World Magic Cup Captain & World Traveler

Posted in Event Coverage on November 29, 2014

By Marc Calderaro

As many connoisseurs of Magic tournament coverage already know, both the World Championships and the World Magic Cup are fast approaching. Taking place in Nice, France, players from all over the world are converging to battle and determine two different sets of champions. The World Champion will be crowned, and the World Magic Cup championship will be bestowed on a country, if their team can take down the competition.

As the festivities start very soon (the first day of the World Championship is on December 2), most competitors are already on their way to France, if they're not there already. Especially considering that Grand Prix Strasbourg is going on in the same country right now, for the most part, if a competitor were to attend a Grand Prix, it would most likely be there. However, that's not true for one man—Grand Prix Mexico City finalist Marcelino Freeman.

Freeman is the captain of the Mexican national team, and despite the tournament being a few short days away, Freeman took a stop over in San Antonio, Texas to compete here this weekend.

 

To explain this fairly counter-intuitive destination, "The flights to Texas [from Mexico City] are inexpensive, and with how much work I had last week, this was the best option for me." As he's been focusing hard on his financial consulting work, Freeman continued, "I could get a flight to Texas after work and still make it to the Grand Prix. I got in at 10 pm last night." He was clearly still a little worse for the wear—working a full week, then schlepping onto a long bus ride, then clomping onto a plane, then making sure he had the metagame for the weekend decently read.

 

But none of this has stopped Marcelino from getting into the fray. Though he was qualified for the last year of Pro Tours, he was unable to convert a large-enough finish at Pro Tour Khans of Tarkir and is looking to get back onto the circuit. "The job has been cutting into my Magic time," he said of his performance at the latest Pro Tour. "Man, work."

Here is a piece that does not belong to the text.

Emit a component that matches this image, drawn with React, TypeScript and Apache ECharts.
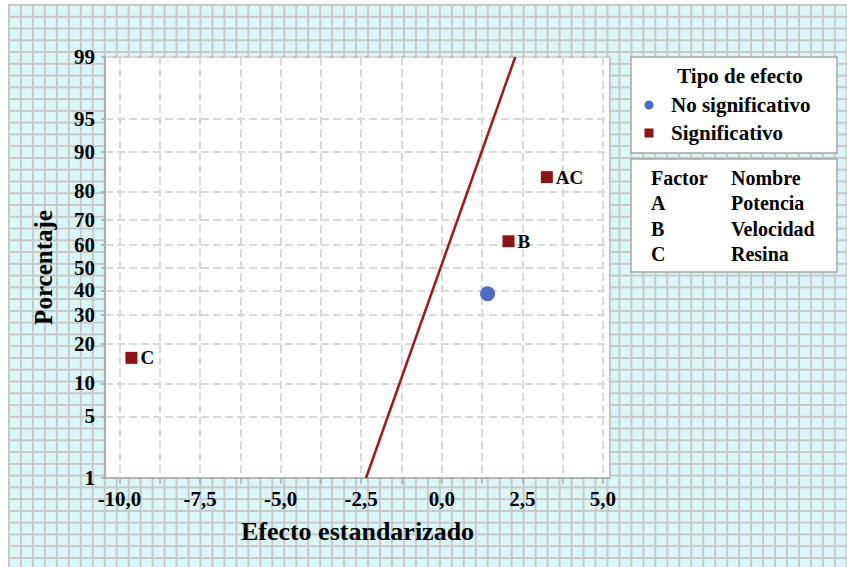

But he's hopeful of his chances of re-qualifying. "I have this, and the World Magic Cup coming up; I can still do it." When it comes to the World Magic Cup, it's not Freeman's first rodeo (this was a reference to Texas, not to France. France is not as known for its rodeos, although it does have some, as an article called "Bonjour Y'all" informed me). Freeman competed in the first World Magic Cup in 2012, and in the old Worlds format in San Francisco in 2011.

"In San Fran we qualified 11 players, so there were a lot of us. I didn't know what I was doing, and ran Mono Red." He frowned. "It didn't go so well." And even in 2012, at the first-ever World Magic Cup in GenCon, though his teammate went 7-0, he and his friend Emmanuel Ramirez Sanchez didn't do quite as well. "Yeah, we didn't follow through." But that was back when Marcelino was just a baby magician. Since then, he's Top 8ed two Grand Prix and has played in the big leagues on the Pro Tour for a year. Now he's closer to an elder statesman as far as Mexican Magic is concerned. As Mexico's team captain, he'll be leading Sanchez, Adrian Luna, and Miguel Angel Sanchez Mascareñas in Nice next week.

"We are all in different parts of Mexico, and Mexico's really big, so testing together has been hard." But the team has been throwing decklists back and forth, assigning builds to practice, and they've been hitting MTGO constantly. Though some teammates wanted to meet up, Freeman said that can be a red herring. "You don't need to know how to play against your teammates; you need to play against other people."

Both Mascareñas and Luna haven't competed outside of the country much, so this is their first time on the World stage. They are excited about the competition, but Freeman, knowing what that excitement is like, is there to make sure his team has the best possible chances to win next week. "We've been talking about new crazy decks or big surprises, but it's not always about trying to break the format. You can't eat the world in one bite."

 

Freeman is glad to be at Grand Prix San Antonio because he said it'll give him that much more information going into the World Magic Cup. "I have to see how this next week changes the metagame before we can settle on any decks."

 

After San Antonio, Freeman will be meeting up with his teammates in France, and hammer out the fine points then. He thinks the team is very strong this year, and really hopes that, not just he, but his team can make Mexico proud. "This isn't a ego trip for me," he said, "it'll come down to how well we can work as a team."

Marcelino said that sometimes Latin American teams can get caught up in what he called "cultural clashes," and reach impasses where they can't solve their differences. Both of Mexico's better World's finishes have been subject to a "Day 2 Crash & Burn" that Marcelino attributes to these cultural clashes.

"If we can figure out how to communicate as a team, we can avoid that Day 2 crash."

Speaking of crashes, I think it's pretty certain that Sunday night, Marcelino Freeman is due for a crash. After a ridiculous week of work, getting in late to Texas, playing a full weekend of Magic, then hopping a plane for France, he's going to have to rest his bones to gear up for the craziness that is Worlds week.

Mexico has always been on the cusp of the world stage, maybe it's time for them to do a showstopper.